Sun Buckets cook at temperatures close to those of flames, without any need for fire, fuel or releasing any emissions, per the startup. Dr. Elliott-Litchfield described a Sun Bucket as a cylindrical container made of recyclable aluminium, typically 12 inches in diameter and 6 inches deep, and with insulations on all sides except for a black heat transfer plate. For "charging" in heat collection mode, the vessel is placed at the focal point of a reflective parabolic dish, in the path of direct or indirect sunlight. Attaining temperatures of up to 350°C in about two hours, the Sun Bucket, with an outer shell that is cool to touch, is then removed from the dish and covered with an insulated lid. The heat stored can be used to cook a variety of foods, immediately or anytime in the next six hours, with the startup working to improve this feature even further.

Sun Buckets kicked off with some initial research funding from the University of Illinois' Institute for Sustainability, Energy and Environment, which it used for field trials in the Navajo Nation in Southwest United States. It has since won additional funding of $100,000 each from the Ocean Exchange Competition in Savannah, GA, and the Clean Energy Trust Challenge in Chicago. Completing the NSF I-Corps "Innovation Bootcamp" at the university, it just deployed its first shipment of 24 Sun Buckets to a rural community in Haiti, in partnership with a non-profit already active on the ground, Loving Shepherd Ministries.

"We recognize that nobody likes cooking in unfamiliar ways, so we want to work strategically with organizations familiar with our target user base," he said.

Sun Buckets has filed a patent for its product and process, and currently operates as a seven member team out of the product development space The Product Manufactory in Urbana.

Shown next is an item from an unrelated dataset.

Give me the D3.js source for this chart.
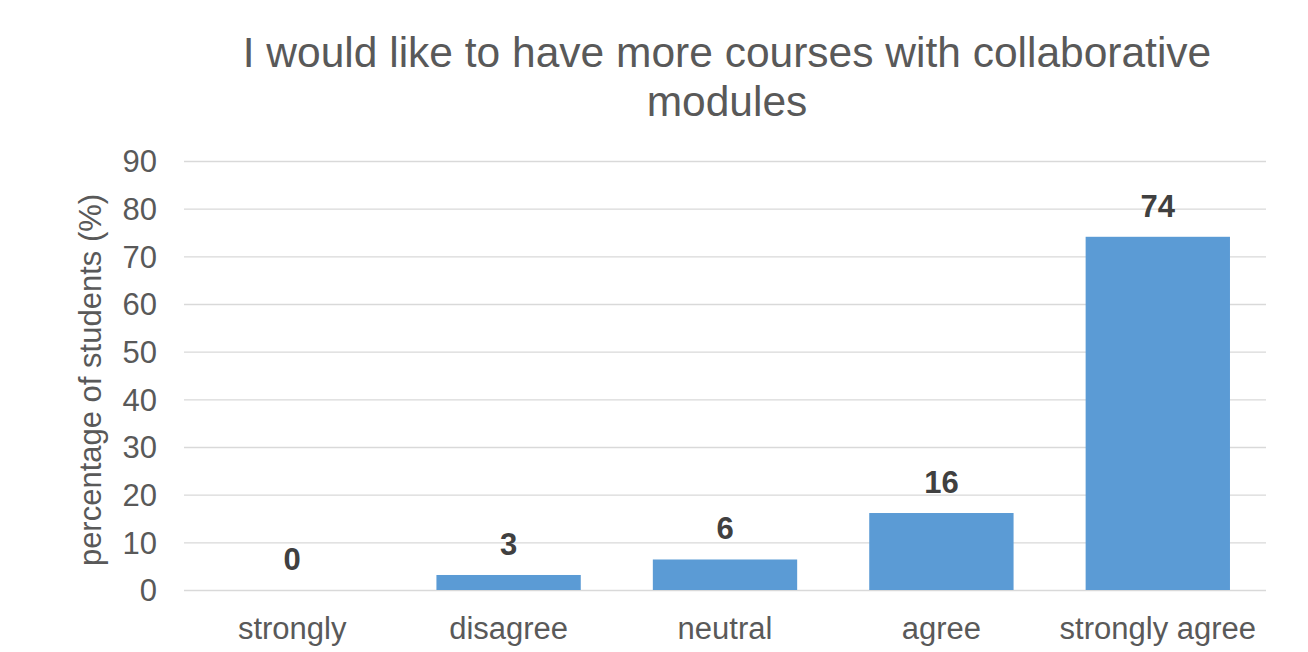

It is seeking expertise as it continues to drive down costs, improves its product and explores a Kickstarter campaign, SBIR funding from the NSF, and more pitch competitions.

The startup is also actively considering domestic market applications: The National Park Service and the Green Restaurant Association have both expressed interest in Sun Buckets as a sustainable way to cook. "Both domestic and international markets pose unique challenges, but we are hopeful that our technology is applicable in many different cooking situations," he concluded.

Edit: This article has been updated to reflect Matt Alonso's correct academic status at the university and that the Sun Bucket reaches temperatures of 350°C and not 350°F.